Handling and Storage of Aluminium
Aluminium is one of the easiest materials to keep in good condition. It has a high natural resistance to corrosive conditions normally encountered during shipment and storage, and a little care will maintain its original appearance for a long time. Generally, guard against conditions that might cause surface abrasions or water stains. Suppliers make every effort to pack aluminium so that traffic marks or rub marks do not occur during shipment and so that it remains dry. All incoming shipments should be inspected promptly, however, since suppliers generally have a time limit in which damage claims will be honoured.
Traffic marks on aluminium
Appearance: scratches, surface abrasions, or a condition resembling cinders embedded in the metal. They result from mechanical abrasion and subsequent oxidation of the abraded areas which is unsightly and has a detrimental effect on finishing operations.
Prevention and Treatment: Suppliers usually pack the metal so that it is not subjected to undue flexing or twisting and so that the units within a package do not rub against each other. Products subject to damage by flexing or bending usually are packed on skids or in timber boxes. Paper or cardboard may be used for cushioning thin or soft metal. Steel strapping is used to reinforce skids and boxes and to bind wrapped bundles. In storage, do not place aluminium with other metals. Use wood faced shelving, racks and bins. store away from caustics, nitrates, phosphates and acids. Use older stock first.
Water stains on aluminium
Appearance: non-metallic in appearance and, while usually whitish, may appear iridescent depending upon the alloy or degree of oxidation. They are caused by the entrapment of moisture between the adjacent surfaces of closely-packed material. The purer aluminium alloys are more resistant to water stain, while the condition seems most pronounced on those alloys having high magnesium content. Water stain is a superficial condition and the mechanical properties of the metal having such stain are not affected.
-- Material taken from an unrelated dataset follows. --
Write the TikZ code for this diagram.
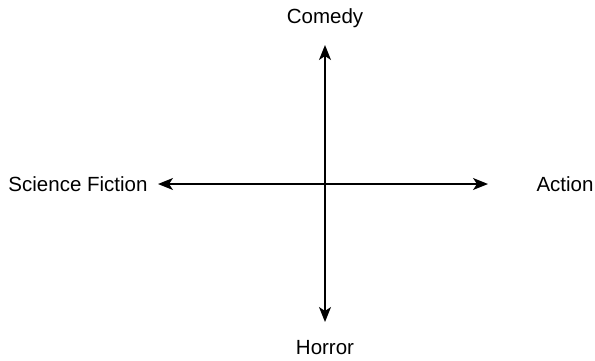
\documentclass[tikz,border=0pt]{standalone}
\usepackage{fontspec}
\setmainfont{Liberation Sans}
\usetikzlibrary{arrows.meta,positioning}
\tikzset{
  axlabel/.style={font=\fontsize{20.5}{24}\selectfont,inner sep=0pt},
  axedge/.style={{Stealth[length=15pt,width=12pt,inset=4pt]}-{Stealth[length=15pt,width=12pt,inset=4pt]},line width=1.5pt,black},
}

\begin{document}
\begin{tikzpicture}[x=1pt,y=-1pt]
    \useasboundingbox (0,0) rectangle (595,360);
    % axis ends
    \coordinate (top) at (325,45);
    \coordinate (bottom) at (325,322);
    \coordinate (left) at (158,184);
    \coordinate (right) at (488,184);
    % labels
    \node[axlabel] (comedy) at (325,18) {Comedy};
    \node[axlabel] (horror) at (325,348) {Horror};
    \node[axlabel] (scifi) at (78,184) {Science Fiction};
    \node[axlabel] (action) at (565,184) {Action};
    % axes
    \draw[axedge] (top) -- (bottom);
    \draw[axedge] (left) -- (right);
\end{tikzpicture}
\end{document}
Prevention and Treatment: If a shipment of aluminium arrives in wet condition, it should be thoroughly dried before storing. This may be done by evaporation in air or by means of dry air currents. When the moisture is removed in this manner within a short period after the metal becomes wet, no stain will result. If stain has occurred, and the moist condition causing it is removed, the stain will not develop further. Once safely dry, the metal should not be stored near such obvious water sources as steam and water pipes, and it should be kept reasonably away from open doors and windows.
Condensation is perhaps the most troublesome cause of water stains. Under severe conditions, condensation may also cause surface deterioration which may only become apparent if the material is subsequently etched and anodised. It may be prevented by avoiding conditions where the moisture of the air increases enough to carry the dew point above the metal temperature. It is thus important to ensure that a sudden fall in temperature or increase in humidity does not occur in the places of storage. Aluminium packed in original boxes should never be left in the open, because the greater variations in temperature and humidity outdoors increase the possibility of condensation. Even if the package is wrapped with 'waterproof' paper, the impossibility of obtaining a perfect seal makes outdoor storage highly undesirable. So-called waterproof packages are designed solely for the protection of the metal during shipment and are not meant to withstand extended exposure to the weather.
Try to store cold metal in a dry storage place until its temperature has increased substantially before bringing it into heated areas with higher humidity. Placing new shipments in temporary storage where its temperature is raised slowly to that of the permanent storage room.
Where water stains have occurred, the degree of staining may be judged fairly accurately by the relative roughness of the stained area. If the surface is reasonably smooth, the stain is merely superficial, and its appearance can be improved by mechanical or chemical treatments. Scratch-brushing or the use of steel wool and oil is effective in removing water stain. If a chemical dip without undue etching is preferred, an aqueous solution containing 10 per cent by volume of sulphuric acid and 3 per cent by weight of chromic acid at about 10°C may be employed.